Few core language types that form a strong basis for modeling all kinds of business domain, but are agnostic of them. The core language contains all functions that you need to deal with these types, leaving the application developers with mostly the task of writing core business logic.
“It is better to have 100 functions operate on one data structure than to have 10 functions operate on 10 data structures.” – Alan Perlis
Front-end, back-end, build scripts, configuration, all expressed in a single language
- Business critical data fetching system that required to fetch a billion+ data-points every single day
- Existing system took days to run (generally 3, but sometimes more).
- Complex, hard to monitor
- It would sometimes fail to finish, but we’d only know after 3 days (or, when someone would keep checking logs regularly)
- Since it ran over multiple days, there would be multiple instances making it harder to keep track of status.
- Operationally a very cumbersome system. Sometimes the system would stall after multiple days and data had to be salvaged because we couldn’t afford to lose any data.
- Data was hardly fresh by the time it was loaded into the system for further processing
- Fragile, and not well architected.
- Requests to fix bugs were met with fear, let alone adding new features.
- 105K+ lines of Java code (Of course, not Java’s fault)
- First stage - the alternative implementation with better features - about 5K LoC.
- Though it’s not about LoC but more about expressibility of a solution in Clojure
- New features
- Had support for policies to handle different APIs (FB, YT, Twitter and so on)
- A new feature - appropriate retry mechanisms - that became possible
- Prioritization mechanism for different data-points - those that needed more frequent refreshes to those that could do with longer cycles
- Allowed for some data to refresh within minutes too.

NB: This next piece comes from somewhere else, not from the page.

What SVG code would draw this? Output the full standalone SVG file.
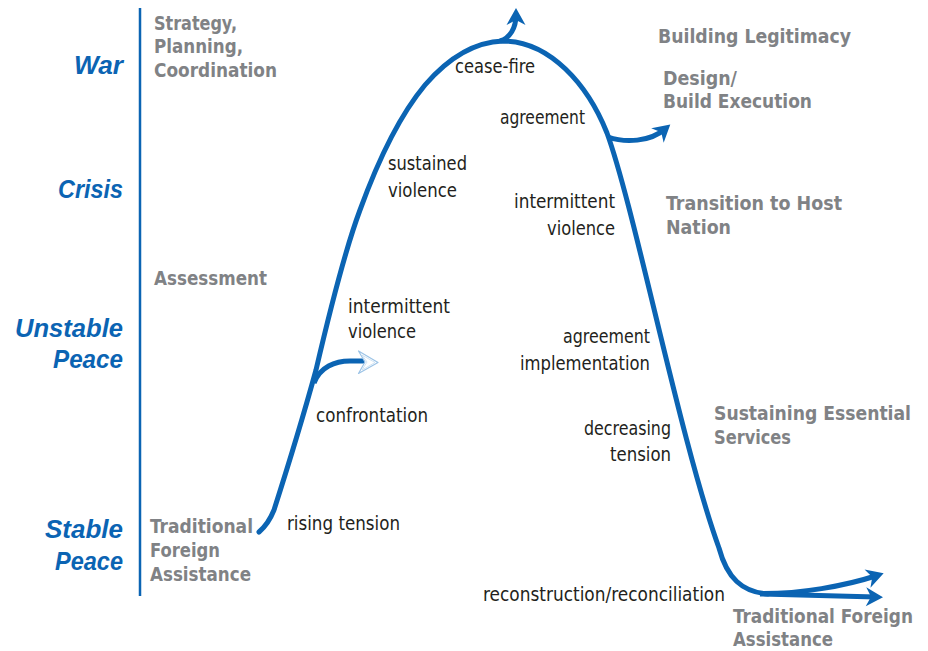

Unlike the old system where everything took 5 days+ (long postprocessing cycle after the fetch)
- Ability to add new crawlers that could focus on the API while the platform took care of scheduling, retrying, token policies.
- About 2K additional lines, including for a few new crawlers.
- Had support for policies to handle different APIs (FB, YT, Twitter and so on)
- The seam-less transformation between Clojure-types (the map) with JSON made the entire flow quite a breeze
- Key libraries used: core.async, durable-queue
- An assembly-line manufacturing system created with Springboot
- Unlike a regular web application, this was a stateful application that tracked material movement, stage of production and quality across multiple assembly lines in a factory
- Being stateful, no easy way to scale horizontally. System had to be up at all times. Downtimes would be planned.
- The plants are located at multiple geographical locations
- The application was to be deployed for the first time, and there was no precedent.
- Obviously, incremental deliveries was not an option.
- Made it a challenge to be sure everything was in place.
- But unknown unknowns not possible to handle.
- We had to prepare for handling the unknown unknowns at runtime
- Embedded nREPL server in Springboot applications
- Utilities to plug into the Springboot system created
- It was a huge help - we handled multiple unanticipated situations through dynamically executed Clojure code in a running system!
- The plain-vanilla approach may have required multiple redeployments with planned, coordinated downtimes
- We covered all unanticipated needs via dynamically executing Clojure, while we noted the changes that needed to be done in the primary Kotlin codebase
- The system held up for 3 weeks, after which we redeployed with updated code for the newly discovered scenarios.